Увы, мы не знаем нашего общества: социологи не имеют возможности его изучать, писатели — изображать его в романах, историки и философы — обобщать его закономерности. Все они принуждены исходить не из реальности, которая им неведома, а из некоей разработанной заранее идеальной схемы. Пока мы общество не изучили, мы ничего не сможем ему предложить; исходя же из схемы (идеально-прекрасной или, что то же самое, идеально-безобразной), мы будем выдвигать более или менее заманчивые решения, которые все будут в равной мере утопичны.

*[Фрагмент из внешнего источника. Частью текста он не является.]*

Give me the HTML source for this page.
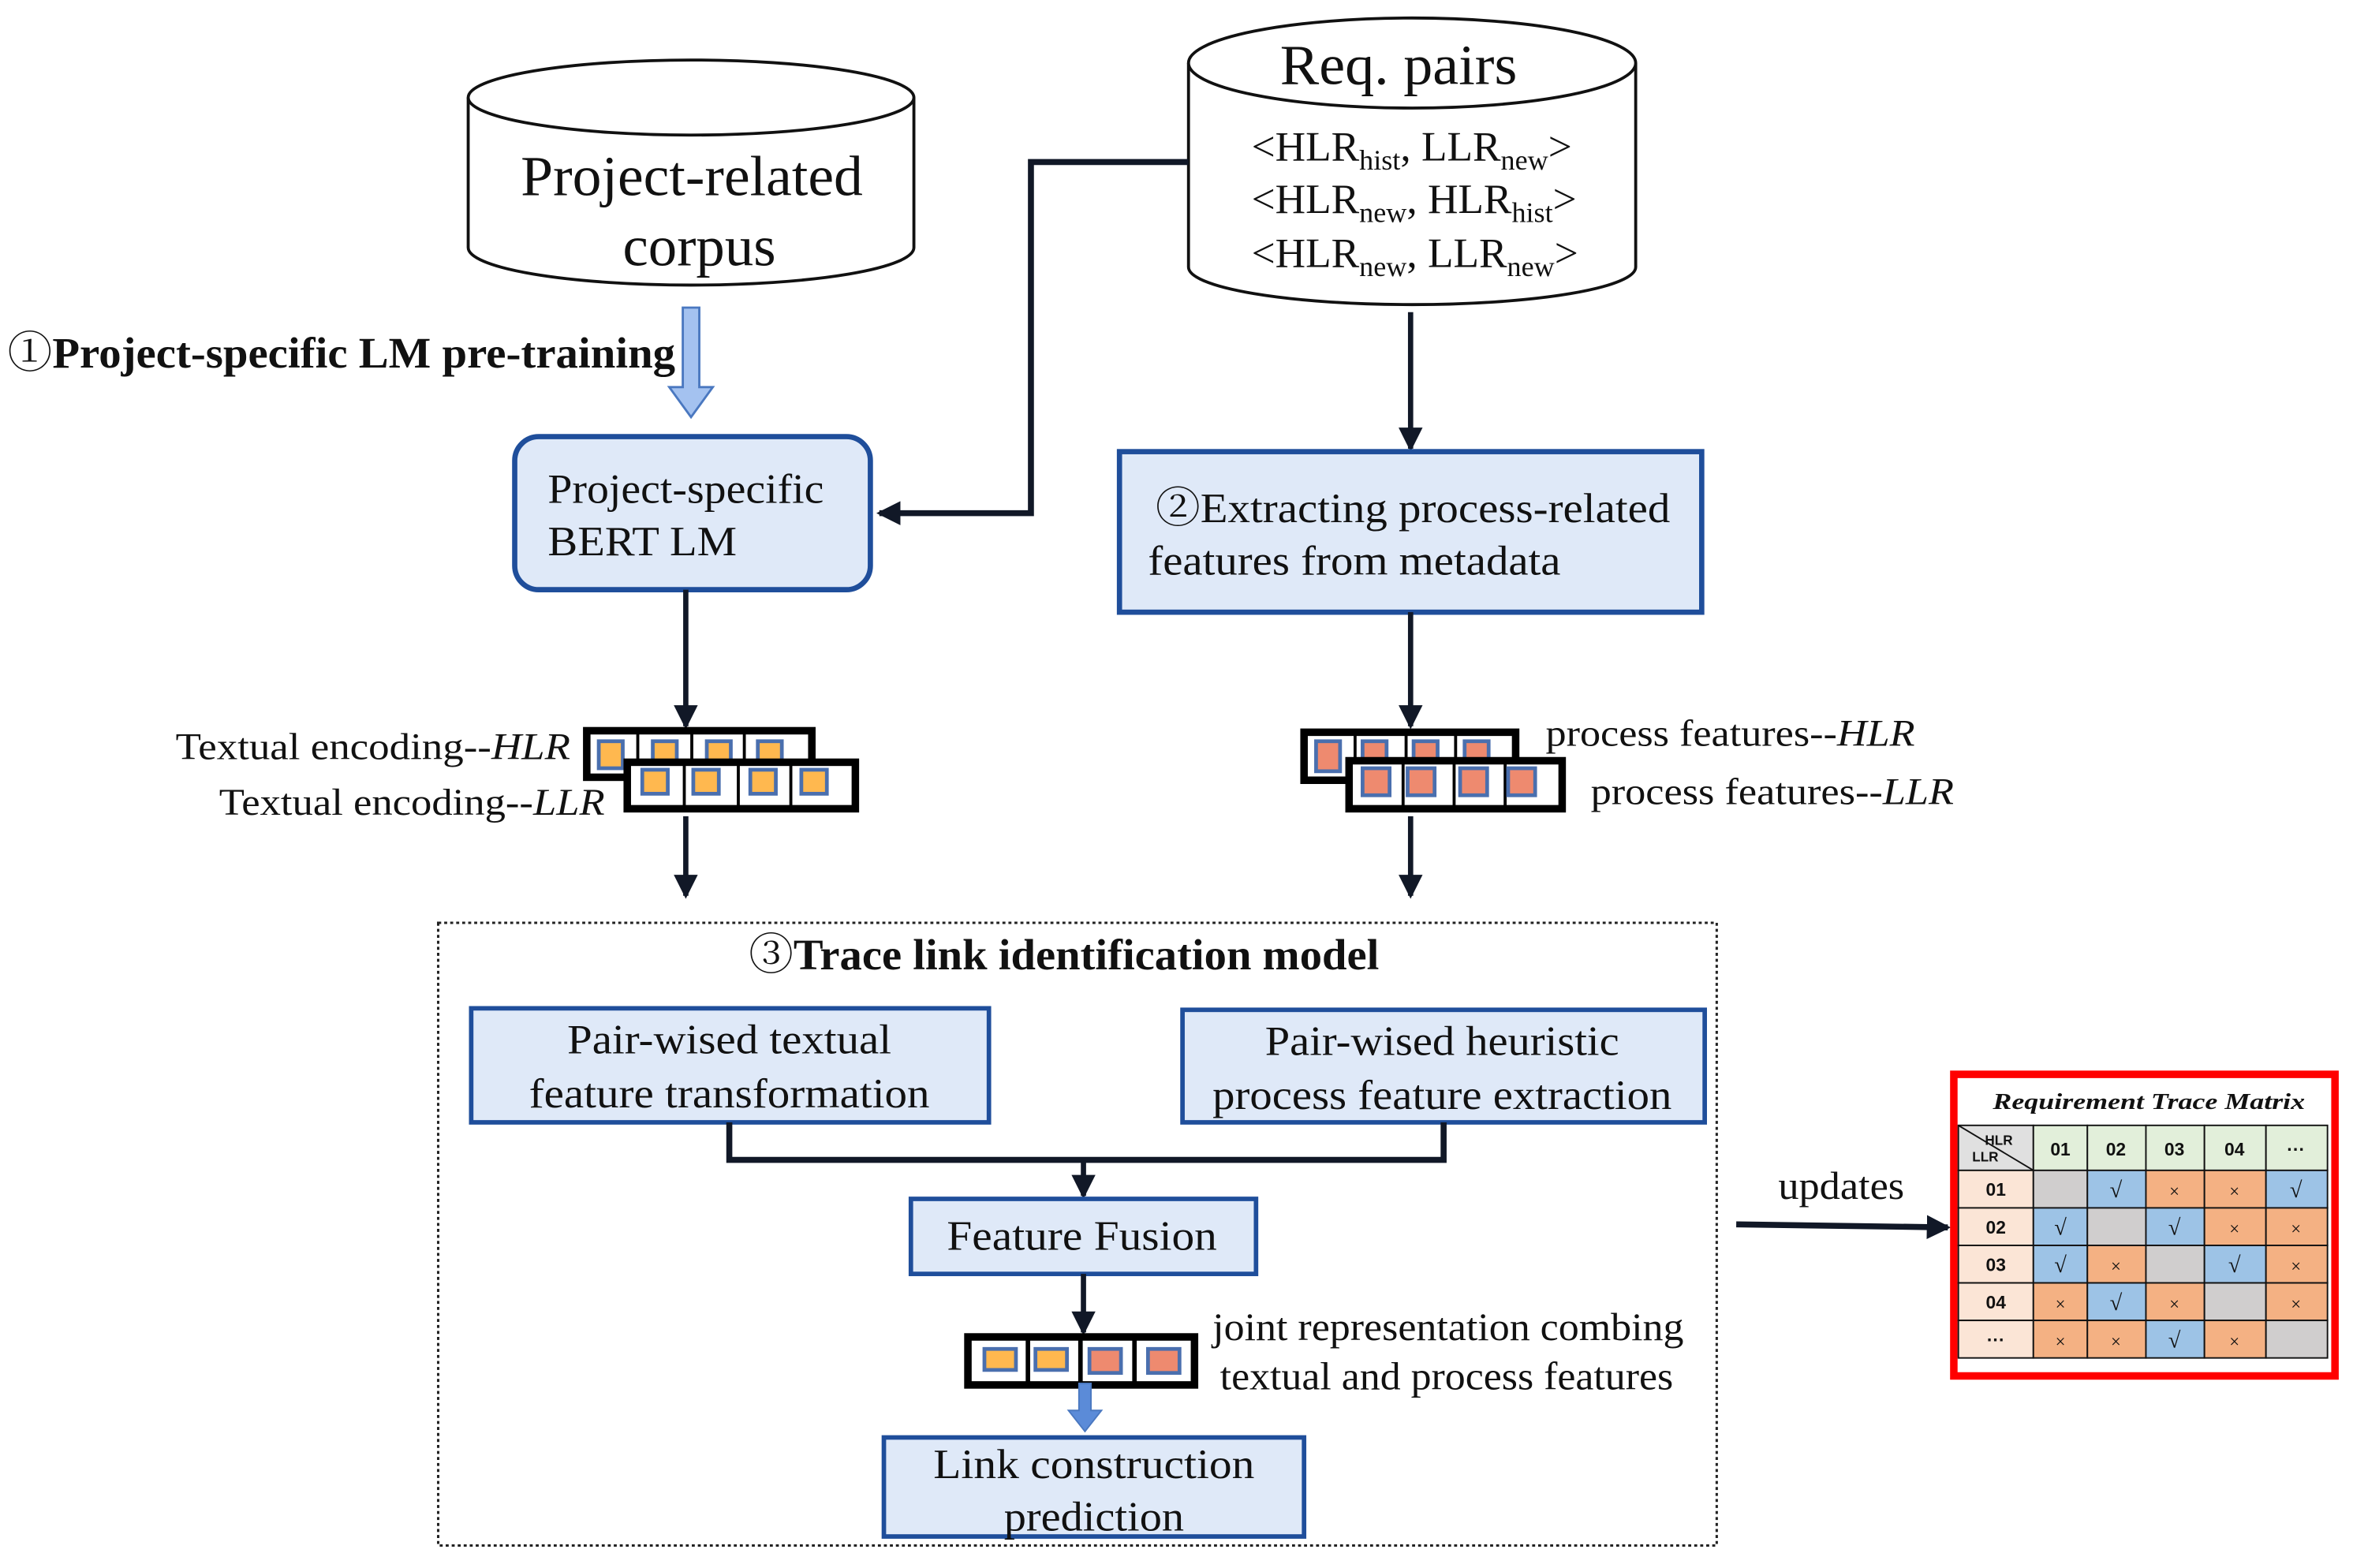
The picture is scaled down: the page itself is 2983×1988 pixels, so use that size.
<!DOCTYPE html>
<html><head><meta charset="utf-8"><style>
html,body{margin:0;padding:0;background:#fff;}
svg{display:block;}
text{font-family:"Liberation Serif",serif;fill:#111;}
.cj{font-family:"Noto Serif CJK SC","Noto Sans CJK SC",serif;font-weight:normal;}
</style></head><body>
<svg width="2983" height="1988" viewBox="0 0 1568 1045" preserveAspectRatio="none" xmlns="http://www.w3.org/2000/svg">
<defs>
<marker id="ah2" markerWidth="16" markerHeight="16" refX="14" refY="8" orient="auto" markerUnits="userSpaceOnUse" viewBox="0 0 16 16">
<path d="M0,0 L16,8 L0,16 Z" fill="#111827"/>
</marker>
</defs>

<path d="M312,65 L312,165 A148.5,25 0 0 0 609,165 L609,65" fill="#fff" stroke="#111" stroke-width="2"/>
<ellipse cx="460.5" cy="65" rx="148.5" ry="25" fill="#fff" stroke="#111" stroke-width="2"/>
<text x="461" y="130" font-size="38" text-anchor="middle" textLength="228" lengthAdjust="spacingAndGlyphs">Project-related</text>
<text x="466" y="177" font-size="38" text-anchor="middle" textLength="102" lengthAdjust="spacingAndGlyphs">corpus</text>

<path d="M792,42 L792,178 A149,25 0 0 0 1090,178 L1090,42" fill="#fff" stroke="#111" stroke-width="2"/>
<ellipse cx="941" cy="42" rx="149" ry="30" fill="#fff" stroke="#111" stroke-width="2"/>
<text x="932" y="56" font-size="38" text-anchor="middle" textLength="158" lengthAdjust="spacingAndGlyphs">Req. pairs</text>
<text x="834" y="107" font-size="28">&lt;HLR<tspan font-size="19" dy="6">hist</tspan><tspan dy="-6">, LLR</tspan><tspan font-size="19" dy="6">new</tspan><tspan dy="-6">&gt;</tspan></text>
<text x="834" y="142" font-size="28">&lt;HLR<tspan font-size="19" dy="6">new</tspan><tspan dy="-6">, HLR</tspan><tspan font-size="19" dy="6">hist</tspan><tspan dy="-6">&gt;</tspan></text>
<text x="834" y="178" font-size="28">&lt;HLR<tspan font-size="19" dy="6">new</tspan><tspan dy="-6">, LLR</tspan><tspan font-size="19" dy="6">new</tspan><tspan dy="-6">&gt;</tspan></text>

<text x="5" y="245" font-size="29" font-weight="bold" textLength="445" lengthAdjust="spacingAndGlyphs"><tspan class="cj">①</tspan>Project-specific LM pre-training</text>
<path d="M455,205 L466,205 L466,258 L475,258 L460.5,278 L446,258 L455,258 Z" fill="#a4c2f0" stroke="#4a78c0" stroke-width="1.5"/>

<rect x="343" y="291" width="237" height="102" rx="16" fill="#dfe9f8" stroke="#1f4e9b" stroke-width="3.5"/>
<text x="365" y="335" font-size="28" textLength="184" lengthAdjust="spacingAndGlyphs">Project-specific</text>
<text x="365" y="370" font-size="28" textLength="126" lengthAdjust="spacingAndGlyphs">BERT LM</text>

<polyline points="792,108 687,108 687,342 586,342" fill="none" stroke="#111827" stroke-width="4" marker-end="url(#ah2)"/>
<line x1="940" y1="208" x2="940" y2="299" stroke="#111827" stroke-width="3.5" marker-end="url(#ah2)"/>

<rect x="746" y="301" width="388" height="107" fill="#dfe9f8" stroke="#1f4e9b" stroke-width="3.5"/>
<text x="770" y="348" font-size="28" textLength="343" lengthAdjust="spacingAndGlyphs"><tspan class="cj">②</tspan>Extracting process-related</text>
<text x="765" y="383" font-size="28" textLength="275" lengthAdjust="spacingAndGlyphs">features from metadata</text>

<line x1="457" y1="393" x2="457" y2="484" stroke="#111827" stroke-width="3.5" marker-end="url(#ah2)"/>
<line x1="940" y1="408" x2="940" y2="484" stroke="#111827" stroke-width="3.5" marker-end="url(#ah2)"/>

<g>
<rect x="391" y="487" width="150" height="31" fill="#fff" stroke="#000" stroke-width="5"/>
<g stroke="#000" stroke-width="2"><line x1="425" y1="487" x2="425" y2="508"/><line x1="461" y1="487" x2="461" y2="508"/><line x1="496" y1="487" x2="496" y2="508"/></g>
<g fill="#ffb84f" stroke="#4a6fae" stroke-width="2.5">
<rect x="399" y="494" width="16" height="18"/><rect x="435" y="494" width="16" height="18"/><rect x="471" y="494" width="16" height="18"/><rect x="505" y="494" width="16" height="18"/>
</g>
<rect x="418" y="508" width="152" height="31" fill="#fff" stroke="#000" stroke-width="5"/>
<g stroke="#000" stroke-width="2"><line x1="456" y1="508" x2="456" y2="539"/><line x1="492" y1="508" x2="492" y2="539"/><line x1="527" y1="508" x2="527" y2="539"/></g>
<g fill="#ffb84f" stroke="#4a6fae" stroke-width="2.5">
<rect x="428" y="513" width="17" height="16"/><rect x="462" y="513" width="17" height="16"/><rect x="500" y="513" width="17" height="16"/><rect x="534" y="513" width="17" height="16"/>
</g>
</g>
<text x="380" y="506" font-size="25" text-anchor="end" textLength="263" lengthAdjust="spacingAndGlyphs">Textual encoding--<tspan font-style="italic">HLR</tspan></text>
<text x="403" y="543" font-size="25" text-anchor="end" textLength="257" lengthAdjust="spacingAndGlyphs">Textual encoding--<tspan font-style="italic">LLR</tspan></text>

<g>
<rect x="869" y="488" width="141" height="32" fill="#fff" stroke="#000" stroke-width="5"/>
<g stroke="#000" stroke-width="2"><line x1="903" y1="488" x2="903" y2="507"/><line x1="937" y1="488" x2="937" y2="507"/><line x1="970" y1="488" x2="970" y2="507"/></g>
<g fill="#ee8a6f" stroke="#4a6fae" stroke-width="2.5">
<rect x="877" y="494" width="16" height="20"/><rect x="908" y="494" width="16" height="20"/><rect x="942" y="494" width="16" height="20"/><rect x="976" y="494" width="16" height="20"/>
</g>
<rect x="899" y="507" width="142" height="32" fill="#fff" stroke="#000" stroke-width="5"/>
<g stroke="#000" stroke-width="2"><line x1="935" y1="507" x2="935" y2="539"/><line x1="969" y1="507" x2="969" y2="539"/><line x1="1003" y1="507" x2="1003" y2="539"/></g>
<g fill="#ee8a6f" stroke="#4a6fae" stroke-width="2.5">
<rect x="908" y="512" width="18" height="18"/><rect x="938" y="512" width="18" height="18"/><rect x="973" y="512" width="18" height="18"/><rect x="1005" y="512" width="18" height="18"/>
</g>
</g>
<text x="1030" y="497" font-size="25" textLength="246" lengthAdjust="spacingAndGlyphs">process features--<tspan font-style="italic">HLR</tspan></text>
<text x="1060" y="536" font-size="25" textLength="242" lengthAdjust="spacingAndGlyphs">process features--<tspan font-style="italic">LLR</tspan></text>

<line x1="457" y1="544" x2="457" y2="597" stroke="#111827" stroke-width="3.5" marker-end="url(#ah2)"/>
<line x1="940" y1="544" x2="940" y2="597" stroke="#111827" stroke-width="3.5" marker-end="url(#ah2)"/>

<rect x="292" y="615" width="852" height="415" fill="none" stroke="#222" stroke-width="1.6" stroke-dasharray="2,2"/>
<text x="709" y="646" font-size="29" font-weight="bold" text-anchor="middle" textLength="420" lengthAdjust="spacingAndGlyphs"><tspan class="cj">③</tspan>Trace link identification model</text>

<rect x="314" y="672" width="345" height="76" fill="#dfe9f8" stroke="#1f4e9b" stroke-width="3"/>
<text x="486" y="702" font-size="28" text-anchor="middle" textLength="216" lengthAdjust="spacingAndGlyphs">Pair-wised textual</text>
<text x="486" y="738" font-size="28" text-anchor="middle" textLength="267" lengthAdjust="spacingAndGlyphs">feature transformation</text>

<rect x="788" y="673" width="348" height="75" fill="#dfe9f8" stroke="#1f4e9b" stroke-width="3"/>
<text x="961" y="703" font-size="28" text-anchor="middle" textLength="236" lengthAdjust="spacingAndGlyphs">Pair-wised heuristic</text>
<text x="961" y="739" font-size="28" text-anchor="middle" textLength="306" lengthAdjust="spacingAndGlyphs">process feature extraction</text>

<polyline points="486,748 486,773 962,773 962,748" fill="none" stroke="#111827" stroke-width="4"/>
<line x1="722" y1="773" x2="722" y2="797" stroke="#111827" stroke-width="3.5" marker-end="url(#ah2)"/>

<rect x="607" y="799" width="230" height="50" fill="#dfe9f8" stroke="#1f4e9b" stroke-width="3"/>
<text x="721" y="833" font-size="28" text-anchor="middle" textLength="180" lengthAdjust="spacingAndGlyphs">Feature Fusion</text>

<line x1="722" y1="849" x2="722" y2="888" stroke="#111827" stroke-width="3.5" marker-end="url(#ah2)"/>

<rect x="645" y="891" width="151" height="32" fill="#fff" stroke="#000" stroke-width="5"/>
<g stroke="#000" stroke-width="3"><line x1="685" y1="891" x2="685" y2="923"/><line x1="720" y1="891" x2="720" y2="923"/><line x1="756" y1="891" x2="756" y2="923"/></g>
<g stroke="#4a6fae" stroke-width="2.5">
<rect x="656" y="899" width="21" height="14" fill="#ffb84f"/><rect x="690" y="899" width="21" height="14" fill="#ffb84f"/>
<rect x="726" y="899" width="21" height="16" fill="#ee8a6f"/><rect x="765" y="899" width="21" height="16" fill="#ee8a6f"/>
</g>
<path d="M719,922 L727,922 L727,940 L734,940 L723,954 L712,940 L719,940 Z" fill="#5b8bd8" stroke="#4a78c0" stroke-width="1"/>
<text x="808" y="893" font-size="26" textLength="314" lengthAdjust="spacingAndGlyphs">joint representation combing</text>
<text x="813" y="926" font-size="26" textLength="302" lengthAdjust="spacingAndGlyphs">textual and process features</text>

<rect x="589" y="958" width="280" height="66" fill="#dfe9f8" stroke="#1f4e9b" stroke-width="3"/>
<text x="729" y="985" font-size="28" text-anchor="middle" textLength="214" lengthAdjust="spacingAndGlyphs">Link construction</text>
<text x="729" y="1020" font-size="28" text-anchor="middle" textLength="120" lengthAdjust="spacingAndGlyphs">prediction</text>

<text x="1185" y="799" font-size="26" textLength="84" lengthAdjust="spacingAndGlyphs">updates</text>
<line x1="1157" y1="816" x2="1298" y2="818" stroke="#111827" stroke-width="4" marker-end="url(#ah2)"/>

<rect x="1302" y="716" width="254" height="201" fill="#fff" stroke="#ff0000" stroke-width="5"/>
<text x="1432" y="739" font-size="15" font-weight="bold" font-style="italic" text-anchor="middle" textLength="208" lengthAdjust="spacingAndGlyphs">Requirement Trace Matrix</text>
<g stroke="#111" stroke-width="1">
<rect x="1305" y="750" width="50" height="30" fill="#e0e0e0"/>
<rect x="1355" y="750" width="36" height="30" fill="#e2efda"/>
<rect x="1391" y="750" width="39" height="30" fill="#e2efda"/>
<rect x="1430" y="750" width="39" height="30" fill="#e2efda"/>
<rect x="1469" y="750" width="41" height="30" fill="#e2efda"/>
<rect x="1510" y="750" width="41" height="30" fill="#e2efda"/>
<line x1="1305" y1="750" x2="1355" y2="780"/>
<rect x="1305" y="780" width="50" height="25" fill="#fbe5d6"/>
<rect x="1305" y="805" width="50" height="25" fill="#fbe5d6"/>
<rect x="1305" y="830" width="50" height="25" fill="#fbe5d6"/>
<rect x="1305" y="855" width="50" height="25" fill="#fbe5d6"/>
<rect x="1305" y="880" width="50" height="25" fill="#fbe5d6"/>
<rect x="1355" y="780" width="36" height="25" fill="#d0cece"/><rect x="1391" y="780" width="39" height="25" fill="#9dc3e6"/><rect x="1430" y="780" width="39" height="25" fill="#f4b183"/><rect x="1469" y="780" width="41" height="25" fill="#f4b183"/><rect x="1510" y="780" width="41" height="25" fill="#9dc3e6"/>
<rect x="1355" y="805" width="36" height="25" fill="#9dc3e6"/><rect x="1391" y="805" width="39" height="25" fill="#d0cece"/><rect x="1430" y="805" width="39" height="25" fill="#9dc3e6"/><rect x="1469" y="805" width="41" height="25" fill="#f4b183"/><rect x="1510" y="805" width="41" height="25" fill="#f4b183"/>
<rect x="1355" y="830" width="36" height="25" fill="#9dc3e6"/><rect x="1391" y="830" width="39" height="25" fill="#f4b183"/><rect x="1430" y="830" width="39" height="25" fill="#d0cece"/><rect x="1469" y="830" width="41" height="25" fill="#9dc3e6"/><rect x="1510" y="830" width="41" height="25" fill="#f4b183"/>
<rect x="1355" y="855" width="36" height="25" fill="#f4b183"/><rect x="1391" y="855" width="39" height="25" fill="#9dc3e6"/><rect x="1430" y="855" width="39" height="25" fill="#f4b183"/><rect x="1469" y="855" width="41" height="25" fill="#d0cece"/><rect x="1510" y="855" width="41" height="25" fill="#f4b183"/>
<rect x="1355" y="880" width="36" height="25" fill="#f4b183"/><rect x="1391" y="880" width="39" height="25" fill="#f4b183"/><rect x="1430" y="880" width="39" height="25" fill="#9dc3e6"/><rect x="1469" y="880" width="41" height="25" fill="#f4b183"/><rect x="1510" y="880" width="41" height="25" fill="#d0cece"/>
</g>
<g font-size="12" font-weight="bold" text-anchor="middle">
<text x="1332" y="763" font-size="9" style="font-family:'Liberation Sans',sans-serif">HLR</text>
<text x="1323" y="774" font-size="9" style="font-family:'Liberation Sans',sans-serif">LLR</text>
<text x="1373" y="770" style="font-family:'Liberation Sans',sans-serif">01</text>
<text x="1410" y="770" style="font-family:'Liberation Sans',sans-serif">02</text>
<text x="1449" y="770" style="font-family:'Liberation Sans',sans-serif">03</text>
<text x="1489" y="770" style="font-family:'Liberation Sans',sans-serif">04</text>
<text x="1530" y="770" style="font-family:'Liberation Sans',sans-serif">···</text>
<text x="1330" y="797" style="font-family:'Liberation Sans',sans-serif">01</text>
<text x="1330" y="822" style="font-family:'Liberation Sans',sans-serif">02</text>
<text x="1330" y="847" style="font-family:'Liberation Sans',sans-serif">03</text>
<text x="1330" y="872" style="font-family:'Liberation Sans',sans-serif">04</text>
<text x="1330" y="897" style="font-family:'Liberation Sans',sans-serif">···</text>
</g>
<g font-size="15" text-anchor="middle">
<text x="1410" y="798">√</text><text x="1449" y="798" font-size="12" fill="#555">×</text><text x="1489" y="798" font-size="12" fill="#555">×</text><text x="1530" y="798">√</text>
<text x="1373" y="823">√</text><text x="1449" y="823">√</text><text x="1489" y="823" font-size="12" fill="#555">×</text><text x="1530" y="823" font-size="12" fill="#555">×</text>
<text x="1373" y="848">√</text><text x="1410" y="848" font-size="12" fill="#555">×</text><text x="1489" y="848">√</text><text x="1530" y="848" font-size="12" fill="#555">×</text>
<text x="1373" y="873" font-size="12" fill="#555">×</text><text x="1410" y="873">√</text><text x="1449" y="873" font-size="12" fill="#555">×</text><text x="1530" y="873" font-size="12" fill="#555">×</text>
<text x="1373" y="898" font-size="12" fill="#555">×</text><text x="1410" y="898" font-size="12" fill="#555">×</text><text x="1449" y="898">√</text><text x="1489" y="898" font-size="12" fill="#555">×</text>
</g>
</svg>
</body></html>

В XIX веке изучение нового, буржуазного общества, возникшего во Франции в эпоху Реставрации, началось с физиологических очерков; мастером этого жанра стал Бальзак, автор «Физиологии туалета», «Физиологии причесок» и «Физиологии походки»… В ту пору выходили собрания очерков, описывавших типы современного общества так, как это делается относительно племен и народов в учебниках этнографии. Большую службу сослужили не только романистам, но и политикам книги вроде четырехтомной «Французы» с литературными портретами пекаря и модистки, жандарма и трактирщика, канатной плясуньи и генерала, проститутки и профессора, бездомного бродяги, шахтера, министра. Мы же о самых себе не знаем ничего. Начиная любое повествование, невольно сбиваешься на физиологический очерк. Не только иностранный читатель не знает России, но даже советский не имеет представления (разве лишь интуитивное) об окружающем его мире. Если он что-нибудь и знает, то лишь как обыватель. К сожалению, за пределы такого вульгарно-обывательского знания редко выходят даже выдающиеся умы нашего времени: изучать в одиночку современное общество нельзя; коллективные же усилия неосуществимы.